■ Material shown

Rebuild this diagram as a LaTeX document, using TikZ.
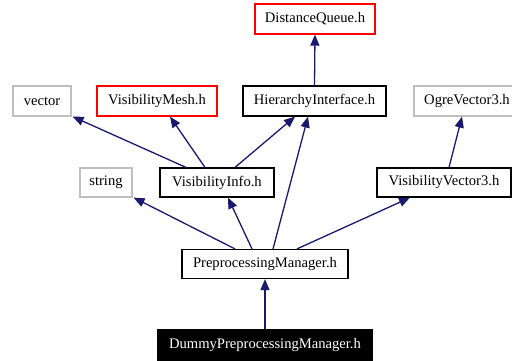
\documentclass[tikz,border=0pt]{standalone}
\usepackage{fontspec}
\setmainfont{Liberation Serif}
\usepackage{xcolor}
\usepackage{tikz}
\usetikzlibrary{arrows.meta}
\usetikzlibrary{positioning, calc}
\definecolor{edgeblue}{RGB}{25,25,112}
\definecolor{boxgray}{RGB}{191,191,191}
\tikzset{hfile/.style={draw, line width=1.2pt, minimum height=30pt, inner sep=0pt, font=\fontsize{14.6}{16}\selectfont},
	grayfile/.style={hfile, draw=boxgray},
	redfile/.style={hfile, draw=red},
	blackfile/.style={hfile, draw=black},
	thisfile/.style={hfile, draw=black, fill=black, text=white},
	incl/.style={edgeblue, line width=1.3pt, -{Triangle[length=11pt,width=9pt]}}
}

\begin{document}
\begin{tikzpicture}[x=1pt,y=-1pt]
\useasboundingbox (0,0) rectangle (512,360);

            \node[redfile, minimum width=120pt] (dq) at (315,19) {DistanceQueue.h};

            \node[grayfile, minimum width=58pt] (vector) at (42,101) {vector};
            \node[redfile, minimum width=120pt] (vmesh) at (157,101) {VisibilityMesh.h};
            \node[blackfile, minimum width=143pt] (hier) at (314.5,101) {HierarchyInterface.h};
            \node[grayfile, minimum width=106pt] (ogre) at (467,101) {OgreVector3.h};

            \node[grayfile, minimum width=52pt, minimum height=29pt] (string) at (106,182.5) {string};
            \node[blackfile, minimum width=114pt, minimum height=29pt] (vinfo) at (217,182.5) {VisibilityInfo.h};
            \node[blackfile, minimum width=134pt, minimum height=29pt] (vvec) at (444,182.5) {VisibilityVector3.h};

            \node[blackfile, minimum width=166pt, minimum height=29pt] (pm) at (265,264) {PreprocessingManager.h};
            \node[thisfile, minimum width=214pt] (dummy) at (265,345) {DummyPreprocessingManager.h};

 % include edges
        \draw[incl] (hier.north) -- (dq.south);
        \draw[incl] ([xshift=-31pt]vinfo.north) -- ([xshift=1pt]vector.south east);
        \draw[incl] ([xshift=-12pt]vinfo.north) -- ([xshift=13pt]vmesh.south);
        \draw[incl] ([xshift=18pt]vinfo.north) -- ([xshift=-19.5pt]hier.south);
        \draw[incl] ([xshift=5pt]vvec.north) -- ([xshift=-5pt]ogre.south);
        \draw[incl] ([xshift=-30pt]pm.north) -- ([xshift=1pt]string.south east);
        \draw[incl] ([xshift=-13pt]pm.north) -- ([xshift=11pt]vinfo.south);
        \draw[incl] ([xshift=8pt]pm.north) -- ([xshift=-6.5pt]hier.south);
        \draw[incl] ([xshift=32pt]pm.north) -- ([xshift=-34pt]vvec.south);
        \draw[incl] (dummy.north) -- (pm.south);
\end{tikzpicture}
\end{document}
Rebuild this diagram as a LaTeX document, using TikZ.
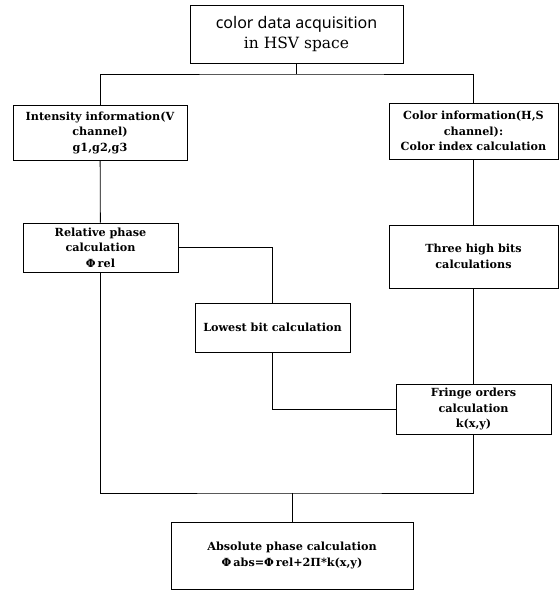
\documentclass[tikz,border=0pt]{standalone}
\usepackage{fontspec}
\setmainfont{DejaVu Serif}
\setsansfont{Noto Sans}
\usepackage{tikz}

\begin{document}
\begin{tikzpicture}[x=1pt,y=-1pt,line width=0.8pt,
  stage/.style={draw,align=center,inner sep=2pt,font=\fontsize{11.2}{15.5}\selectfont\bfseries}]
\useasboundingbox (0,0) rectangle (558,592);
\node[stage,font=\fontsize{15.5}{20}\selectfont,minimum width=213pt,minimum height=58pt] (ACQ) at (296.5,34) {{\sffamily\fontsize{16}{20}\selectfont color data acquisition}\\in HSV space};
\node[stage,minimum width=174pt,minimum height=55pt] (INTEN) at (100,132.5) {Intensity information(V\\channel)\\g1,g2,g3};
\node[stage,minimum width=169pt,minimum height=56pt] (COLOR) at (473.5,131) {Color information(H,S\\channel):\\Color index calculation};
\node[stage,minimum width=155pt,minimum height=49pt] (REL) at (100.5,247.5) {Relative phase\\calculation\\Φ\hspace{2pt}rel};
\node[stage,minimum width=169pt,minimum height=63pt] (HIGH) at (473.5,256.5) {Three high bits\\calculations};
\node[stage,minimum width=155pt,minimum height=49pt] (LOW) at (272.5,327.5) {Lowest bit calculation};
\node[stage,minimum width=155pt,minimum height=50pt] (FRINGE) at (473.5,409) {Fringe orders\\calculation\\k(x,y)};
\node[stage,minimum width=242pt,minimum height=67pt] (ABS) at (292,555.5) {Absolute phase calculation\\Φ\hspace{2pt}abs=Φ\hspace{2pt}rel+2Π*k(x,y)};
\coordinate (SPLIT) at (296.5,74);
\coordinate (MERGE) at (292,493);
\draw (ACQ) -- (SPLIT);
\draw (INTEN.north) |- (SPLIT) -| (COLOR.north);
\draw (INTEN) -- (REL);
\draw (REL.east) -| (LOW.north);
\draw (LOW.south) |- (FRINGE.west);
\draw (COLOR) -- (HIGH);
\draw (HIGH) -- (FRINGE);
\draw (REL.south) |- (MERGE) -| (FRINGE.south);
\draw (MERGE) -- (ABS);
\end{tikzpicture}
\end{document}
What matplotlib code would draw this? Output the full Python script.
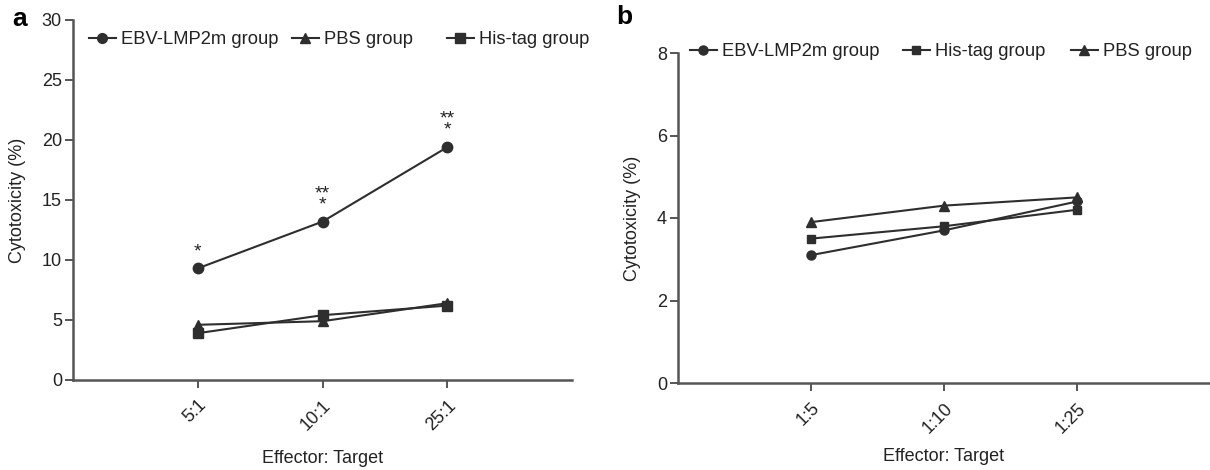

■ Exercise details
All entries are to be retyped exactly. Omit any embedded images.

■ Response to this exercise
Rebuild this diagram as a LaTeX document, using TikZ.
\documentclass[tikz,border=0pt]{standalone}
\usepackage{fontspec}
\setmainfont{Liberation Serif}
\usepackage{xcolor}
\usepackage{tikz}
\usetikzlibrary{arrows.meta}
\usetikzlibrary{positioning, calc}
\definecolor{edgeblue}{RGB}{25,25,112}
\definecolor{boxgray}{RGB}{191,191,191}
\tikzset{hfile/.style={draw, line width=1.2pt, minimum height=30pt, inner sep=0pt, font=\fontsize{14.6}{16}\selectfont},
	grayfile/.style={hfile, draw=boxgray},
	redfile/.style={hfile, draw=red},
	blackfile/.style={hfile, draw=black},
	thisfile/.style={hfile, draw=black, fill=black, text=white},
	incl/.style={edgeblue, line width=1.3pt, -{Triangle[length=11pt,width=9pt]}}
}

\begin{document}
\begin{tikzpicture}[x=1pt,y=-1pt]
\useasboundingbox (0,0) rectangle (512,360);

            \node[redfile, minimum width=120pt] (dq) at (315,19) {DistanceQueue.h};

            \node[grayfile, minimum width=58pt] (vector) at (42,101) {vector};
            \node[redfile, minimum width=120pt] (vmesh) at (157,101) {VisibilityMesh.h};
            \node[blackfile, minimum width=143pt] (hier) at (314.5,101) {HierarchyInterface.h};
            \node[grayfile, minimum width=106pt] (ogre) at (467,101) {OgreVector3.h};

            \node[grayfile, minimum width=52pt, minimum height=29pt] (string) at (106,182.5) {string};
            \node[blackfile, minimum width=114pt, minimum height=29pt] (vinfo) at (217,182.5) {VisibilityInfo.h};
            \node[blackfile, minimum width=134pt, minimum height=29pt] (vvec) at (444,182.5) {VisibilityVector3.h};

            \node[blackfile, minimum width=166pt, minimum height=29pt] (pm) at (265,264) {PreprocessingManager.h};
            \node[thisfile, minimum width=214pt] (dummy) at (265,345) {DummyPreprocessingManager.h};

 % include edges
        \draw[incl] (hier.north) -- (dq.south);
        \draw[incl] ([xshift=-31pt]vinfo.north) -- ([xshift=1pt]vector.south east);
        \draw[incl] ([xshift=-12pt]vinfo.north) -- ([xshift=13pt]vmesh.south);
        \draw[incl] ([xshift=18pt]vinfo.north) -- ([xshift=-19.5pt]hier.south);
        \draw[incl] ([xshift=5pt]vvec.north) -- ([xshift=-5pt]ogre.south);
        \draw[incl] ([xshift=-30pt]pm.north) -- ([xshift=1pt]string.south east);
        \draw[incl] ([xshift=-13pt]pm.north) -- ([xshift=11pt]vinfo.south);
        \draw[incl] ([xshift=8pt]pm.north) -- ([xshift=-6.5pt]hier.south);
        \draw[incl] ([xshift=32pt]pm.north) -- ([xshift=-34pt]vvec.south);
        \draw[incl] (dummy.north) -- (pm.south);
\end{tikzpicture}
\end{document}
Rebuild this diagram as a LaTeX document, using TikZ.
\documentclass[tikz,border=0pt]{standalone}
\usepackage{fontspec}
\setmainfont{DejaVu Serif}
\setsansfont{Noto Sans}
\usepackage{tikz}

\begin{document}
\begin{tikzpicture}[x=1pt,y=-1pt,line width=0.8pt,
  stage/.style={draw,align=center,inner sep=2pt,font=\fontsize{11.2}{15.5}\selectfont\bfseries}]
\useasboundingbox (0,0) rectangle (558,592);
\node[stage,font=\fontsize{15.5}{20}\selectfont,minimum width=213pt,minimum height=58pt] (ACQ) at (296.5,34) {{\sffamily\fontsize{16}{20}\selectfont color data acquisition}\\in HSV space};
\node[stage,minimum width=174pt,minimum height=55pt] (INTEN) at (100,132.5) {Intensity information(V\\channel)\\g1,g2,g3};
\node[stage,minimum width=169pt,minimum height=56pt] (COLOR) at (473.5,131) {Color information(H,S\\channel):\\Color index calculation};
\node[stage,minimum width=155pt,minimum height=49pt] (REL) at (100.5,247.5) {Relative phase\\calculation\\Φ\hspace{2pt}rel};
\node[stage,minimum width=169pt,minimum height=63pt] (HIGH) at (473.5,256.5) {Three high bits\\calculations};
\node[stage,minimum width=155pt,minimum height=49pt] (LOW) at (272.5,327.5) {Lowest bit calculation};
\node[stage,minimum width=155pt,minimum height=50pt] (FRINGE) at (473.5,409) {Fringe orders\\calculation\\k(x,y)};
\node[stage,minimum width=242pt,minimum height=67pt] (ABS) at (292,555.5) {Absolute phase calculation\\Φ\hspace{2pt}abs=Φ\hspace{2pt}rel+2Π*k(x,y)};
\coordinate (SPLIT) at (296.5,74);
\coordinate (MERGE) at (292,493);
\draw (ACQ) -- (SPLIT);
\draw (INTEN.north) |- (SPLIT) -| (COLOR.north);
\draw (INTEN) -- (REL);
\draw (REL.east) -| (LOW.north);
\draw (LOW.south) |- (FRINGE.west);
\draw (COLOR) -- (HIGH);
\draw (HIGH) -- (FRINGE);
\draw (REL.south) |- (MERGE) -| (FRINGE.south);
\draw (MERGE) -- (ABS);
\end{tikzpicture}
\end{document}
What matplotlib code would draw this? Output the full Python script.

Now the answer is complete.